• EXERCISE:
Copy out every line in which the string "this" occurs.

═════ DATA PROVIDED

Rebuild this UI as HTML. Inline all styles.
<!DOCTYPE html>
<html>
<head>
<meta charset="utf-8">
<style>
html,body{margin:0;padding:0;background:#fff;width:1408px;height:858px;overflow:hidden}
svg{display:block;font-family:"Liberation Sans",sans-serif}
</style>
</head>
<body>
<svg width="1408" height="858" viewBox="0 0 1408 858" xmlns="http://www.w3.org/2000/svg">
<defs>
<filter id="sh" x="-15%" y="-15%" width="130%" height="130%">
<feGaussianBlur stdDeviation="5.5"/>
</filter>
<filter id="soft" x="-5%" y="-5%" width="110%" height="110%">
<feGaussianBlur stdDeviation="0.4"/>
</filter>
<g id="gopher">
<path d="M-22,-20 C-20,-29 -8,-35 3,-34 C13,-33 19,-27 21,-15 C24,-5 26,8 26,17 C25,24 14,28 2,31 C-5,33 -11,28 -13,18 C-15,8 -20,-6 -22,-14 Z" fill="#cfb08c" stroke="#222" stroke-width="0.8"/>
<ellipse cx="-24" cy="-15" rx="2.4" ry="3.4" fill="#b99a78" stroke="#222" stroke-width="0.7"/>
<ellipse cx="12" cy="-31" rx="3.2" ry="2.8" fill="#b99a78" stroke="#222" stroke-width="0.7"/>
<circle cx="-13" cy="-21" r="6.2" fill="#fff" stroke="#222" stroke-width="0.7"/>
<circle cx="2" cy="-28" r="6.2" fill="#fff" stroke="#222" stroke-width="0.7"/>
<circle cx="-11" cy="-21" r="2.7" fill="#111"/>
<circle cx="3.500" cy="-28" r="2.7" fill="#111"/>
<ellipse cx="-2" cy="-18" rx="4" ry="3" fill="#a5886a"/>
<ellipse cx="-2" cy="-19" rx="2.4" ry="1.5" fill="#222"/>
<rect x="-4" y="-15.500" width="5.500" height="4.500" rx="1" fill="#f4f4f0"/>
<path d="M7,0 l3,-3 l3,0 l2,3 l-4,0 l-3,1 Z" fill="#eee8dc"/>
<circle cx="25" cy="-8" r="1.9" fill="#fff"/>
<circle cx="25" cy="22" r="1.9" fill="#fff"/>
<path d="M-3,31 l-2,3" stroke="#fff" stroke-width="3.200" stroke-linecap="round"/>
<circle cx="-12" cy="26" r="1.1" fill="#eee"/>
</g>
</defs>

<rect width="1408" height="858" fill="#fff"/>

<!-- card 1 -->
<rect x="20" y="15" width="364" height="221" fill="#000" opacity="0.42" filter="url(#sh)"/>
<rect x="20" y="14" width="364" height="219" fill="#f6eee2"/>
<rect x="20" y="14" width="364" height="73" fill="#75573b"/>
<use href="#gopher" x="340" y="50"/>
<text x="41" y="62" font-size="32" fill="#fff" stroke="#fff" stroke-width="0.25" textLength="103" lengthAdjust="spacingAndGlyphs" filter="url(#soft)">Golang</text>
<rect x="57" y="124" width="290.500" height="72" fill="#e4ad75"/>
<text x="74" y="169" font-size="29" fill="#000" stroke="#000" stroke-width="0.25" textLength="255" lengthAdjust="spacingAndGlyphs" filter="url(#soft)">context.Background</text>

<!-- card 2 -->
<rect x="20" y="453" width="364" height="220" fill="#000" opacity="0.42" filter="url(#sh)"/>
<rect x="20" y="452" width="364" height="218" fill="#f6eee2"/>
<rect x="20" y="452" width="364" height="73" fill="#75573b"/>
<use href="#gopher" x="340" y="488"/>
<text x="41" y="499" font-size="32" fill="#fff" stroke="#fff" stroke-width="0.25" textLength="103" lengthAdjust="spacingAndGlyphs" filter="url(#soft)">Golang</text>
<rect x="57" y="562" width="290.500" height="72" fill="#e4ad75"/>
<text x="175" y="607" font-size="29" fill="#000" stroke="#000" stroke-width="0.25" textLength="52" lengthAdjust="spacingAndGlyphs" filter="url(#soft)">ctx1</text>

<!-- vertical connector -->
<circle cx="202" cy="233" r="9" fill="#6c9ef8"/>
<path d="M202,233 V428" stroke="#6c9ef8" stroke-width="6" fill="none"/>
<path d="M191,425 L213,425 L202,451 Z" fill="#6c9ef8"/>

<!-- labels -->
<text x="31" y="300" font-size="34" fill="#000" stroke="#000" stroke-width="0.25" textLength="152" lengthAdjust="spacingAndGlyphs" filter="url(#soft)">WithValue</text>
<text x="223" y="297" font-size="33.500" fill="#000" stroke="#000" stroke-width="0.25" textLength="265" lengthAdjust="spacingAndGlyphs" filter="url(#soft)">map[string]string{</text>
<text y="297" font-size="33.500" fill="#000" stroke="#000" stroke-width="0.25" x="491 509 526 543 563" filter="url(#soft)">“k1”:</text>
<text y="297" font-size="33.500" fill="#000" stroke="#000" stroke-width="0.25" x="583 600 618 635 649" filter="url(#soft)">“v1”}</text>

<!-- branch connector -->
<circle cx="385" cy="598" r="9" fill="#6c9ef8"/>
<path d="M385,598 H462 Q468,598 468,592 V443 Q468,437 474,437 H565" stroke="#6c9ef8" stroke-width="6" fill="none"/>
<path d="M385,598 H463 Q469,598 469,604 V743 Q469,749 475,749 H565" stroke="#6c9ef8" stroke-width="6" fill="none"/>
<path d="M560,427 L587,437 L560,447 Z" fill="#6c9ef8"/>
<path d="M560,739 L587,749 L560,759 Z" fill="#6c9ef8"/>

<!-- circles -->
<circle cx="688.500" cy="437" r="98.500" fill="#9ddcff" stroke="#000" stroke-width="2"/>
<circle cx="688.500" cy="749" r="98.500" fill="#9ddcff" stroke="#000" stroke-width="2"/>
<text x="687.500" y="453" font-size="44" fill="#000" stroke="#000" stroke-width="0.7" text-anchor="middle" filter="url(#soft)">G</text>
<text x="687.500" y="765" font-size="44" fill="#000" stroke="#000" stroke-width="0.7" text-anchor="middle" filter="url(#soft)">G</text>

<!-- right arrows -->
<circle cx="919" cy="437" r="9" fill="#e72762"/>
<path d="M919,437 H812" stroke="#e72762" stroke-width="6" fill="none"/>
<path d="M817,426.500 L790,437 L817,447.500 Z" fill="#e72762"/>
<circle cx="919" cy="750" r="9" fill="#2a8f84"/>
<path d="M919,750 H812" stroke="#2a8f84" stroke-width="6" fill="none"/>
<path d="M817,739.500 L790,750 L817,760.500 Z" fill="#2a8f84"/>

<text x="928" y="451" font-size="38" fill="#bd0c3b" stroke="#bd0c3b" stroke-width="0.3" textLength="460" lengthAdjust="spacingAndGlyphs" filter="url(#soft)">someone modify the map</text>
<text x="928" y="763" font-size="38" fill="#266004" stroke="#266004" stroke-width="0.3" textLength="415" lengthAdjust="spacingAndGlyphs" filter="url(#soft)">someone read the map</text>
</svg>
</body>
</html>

══════════
═════ DATA PROVIDED

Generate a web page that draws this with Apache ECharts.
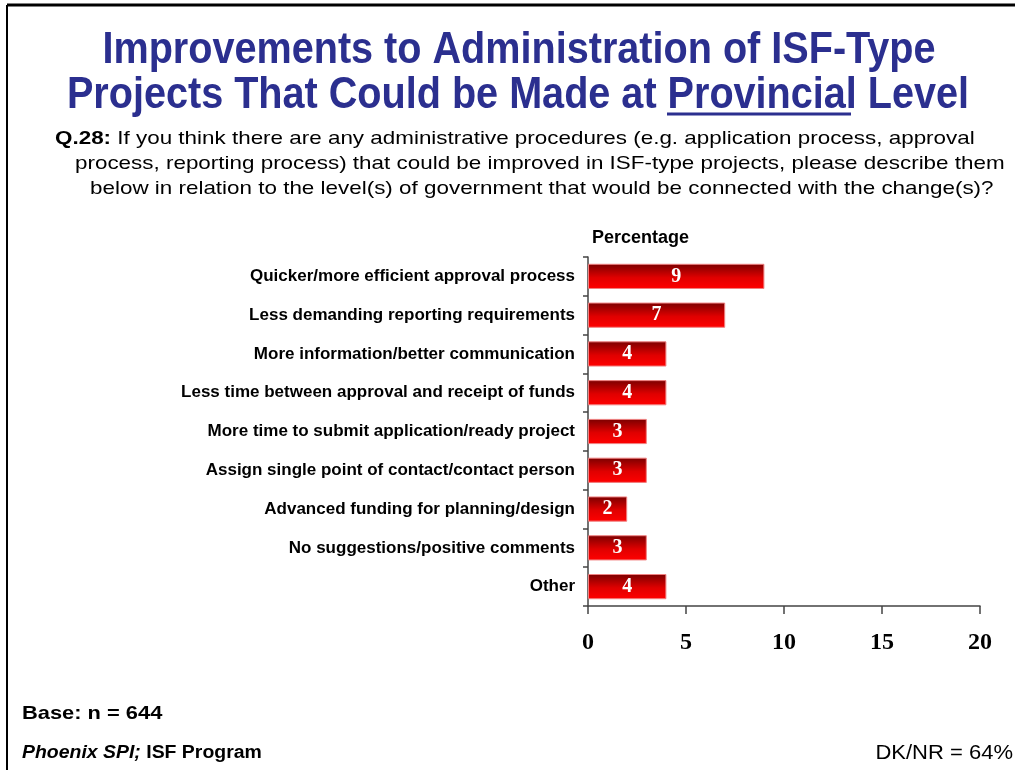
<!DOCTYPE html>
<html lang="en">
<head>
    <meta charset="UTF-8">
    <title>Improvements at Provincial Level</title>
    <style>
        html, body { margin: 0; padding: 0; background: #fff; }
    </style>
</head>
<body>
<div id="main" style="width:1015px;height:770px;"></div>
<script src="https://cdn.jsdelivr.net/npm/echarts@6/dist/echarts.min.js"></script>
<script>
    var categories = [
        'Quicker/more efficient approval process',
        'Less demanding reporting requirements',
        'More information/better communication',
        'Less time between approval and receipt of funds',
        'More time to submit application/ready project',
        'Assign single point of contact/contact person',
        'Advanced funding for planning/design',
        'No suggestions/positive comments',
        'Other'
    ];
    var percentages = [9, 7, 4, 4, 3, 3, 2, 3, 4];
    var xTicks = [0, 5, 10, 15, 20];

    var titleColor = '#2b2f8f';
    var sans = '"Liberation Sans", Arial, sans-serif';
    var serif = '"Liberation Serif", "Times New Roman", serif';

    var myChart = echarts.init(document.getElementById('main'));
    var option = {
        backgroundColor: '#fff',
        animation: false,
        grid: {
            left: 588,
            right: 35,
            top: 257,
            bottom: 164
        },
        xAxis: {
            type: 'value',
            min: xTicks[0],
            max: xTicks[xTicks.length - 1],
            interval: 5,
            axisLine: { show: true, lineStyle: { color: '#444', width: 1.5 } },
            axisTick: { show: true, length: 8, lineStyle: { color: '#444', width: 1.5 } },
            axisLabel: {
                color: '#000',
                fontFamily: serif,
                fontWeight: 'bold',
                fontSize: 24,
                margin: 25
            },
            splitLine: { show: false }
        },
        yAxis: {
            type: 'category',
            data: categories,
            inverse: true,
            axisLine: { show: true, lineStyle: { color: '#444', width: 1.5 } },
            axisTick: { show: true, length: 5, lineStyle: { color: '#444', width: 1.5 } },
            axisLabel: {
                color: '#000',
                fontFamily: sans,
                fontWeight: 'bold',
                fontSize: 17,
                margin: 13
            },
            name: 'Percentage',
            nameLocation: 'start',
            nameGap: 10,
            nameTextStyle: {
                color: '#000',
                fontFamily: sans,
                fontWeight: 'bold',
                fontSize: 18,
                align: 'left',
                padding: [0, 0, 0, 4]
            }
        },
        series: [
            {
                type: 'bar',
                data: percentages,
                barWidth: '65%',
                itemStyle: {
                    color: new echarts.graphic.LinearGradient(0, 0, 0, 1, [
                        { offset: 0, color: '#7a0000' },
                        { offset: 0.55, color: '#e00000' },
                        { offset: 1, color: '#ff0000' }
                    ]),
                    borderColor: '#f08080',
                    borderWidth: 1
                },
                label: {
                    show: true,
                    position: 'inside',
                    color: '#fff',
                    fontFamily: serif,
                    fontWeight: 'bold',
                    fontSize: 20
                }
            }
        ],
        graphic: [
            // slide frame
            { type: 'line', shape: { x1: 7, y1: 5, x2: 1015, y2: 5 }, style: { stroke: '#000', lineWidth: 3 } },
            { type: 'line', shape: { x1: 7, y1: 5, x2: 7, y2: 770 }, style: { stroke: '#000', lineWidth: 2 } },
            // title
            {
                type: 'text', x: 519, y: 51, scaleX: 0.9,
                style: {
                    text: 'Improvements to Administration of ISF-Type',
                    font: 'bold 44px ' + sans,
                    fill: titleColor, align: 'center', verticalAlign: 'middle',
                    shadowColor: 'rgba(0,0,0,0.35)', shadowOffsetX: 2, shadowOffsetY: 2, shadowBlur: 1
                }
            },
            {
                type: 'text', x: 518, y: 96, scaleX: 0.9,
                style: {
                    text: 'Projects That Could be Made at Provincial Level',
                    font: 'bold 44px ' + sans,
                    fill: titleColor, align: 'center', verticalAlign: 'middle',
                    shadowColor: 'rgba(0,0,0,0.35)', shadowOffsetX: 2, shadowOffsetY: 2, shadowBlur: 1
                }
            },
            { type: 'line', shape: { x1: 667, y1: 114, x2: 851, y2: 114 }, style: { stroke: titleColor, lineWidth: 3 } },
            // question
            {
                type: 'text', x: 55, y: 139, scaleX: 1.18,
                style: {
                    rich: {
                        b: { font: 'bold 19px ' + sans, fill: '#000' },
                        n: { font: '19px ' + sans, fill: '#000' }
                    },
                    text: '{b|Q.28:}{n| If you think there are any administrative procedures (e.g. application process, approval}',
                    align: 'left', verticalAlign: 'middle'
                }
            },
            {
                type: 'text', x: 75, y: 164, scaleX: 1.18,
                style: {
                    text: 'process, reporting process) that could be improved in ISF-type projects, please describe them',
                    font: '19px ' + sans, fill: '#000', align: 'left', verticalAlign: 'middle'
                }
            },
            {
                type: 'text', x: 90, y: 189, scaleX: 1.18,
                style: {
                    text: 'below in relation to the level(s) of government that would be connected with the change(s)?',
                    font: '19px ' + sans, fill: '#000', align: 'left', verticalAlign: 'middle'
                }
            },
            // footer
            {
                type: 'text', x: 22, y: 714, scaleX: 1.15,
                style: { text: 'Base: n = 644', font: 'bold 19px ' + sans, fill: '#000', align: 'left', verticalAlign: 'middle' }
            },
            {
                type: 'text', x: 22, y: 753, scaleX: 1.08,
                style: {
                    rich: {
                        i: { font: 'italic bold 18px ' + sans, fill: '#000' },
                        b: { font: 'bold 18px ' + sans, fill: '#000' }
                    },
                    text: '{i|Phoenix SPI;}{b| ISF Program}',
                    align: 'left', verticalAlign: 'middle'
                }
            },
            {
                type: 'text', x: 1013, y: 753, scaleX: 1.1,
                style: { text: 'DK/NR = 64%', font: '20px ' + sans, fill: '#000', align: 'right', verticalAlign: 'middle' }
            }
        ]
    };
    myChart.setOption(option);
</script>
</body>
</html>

══════════

• WRITTEN RESPONSE:
Rebuild this UI as HTML. Inline all styles.
Generate a web page that draws this with Apache ECharts.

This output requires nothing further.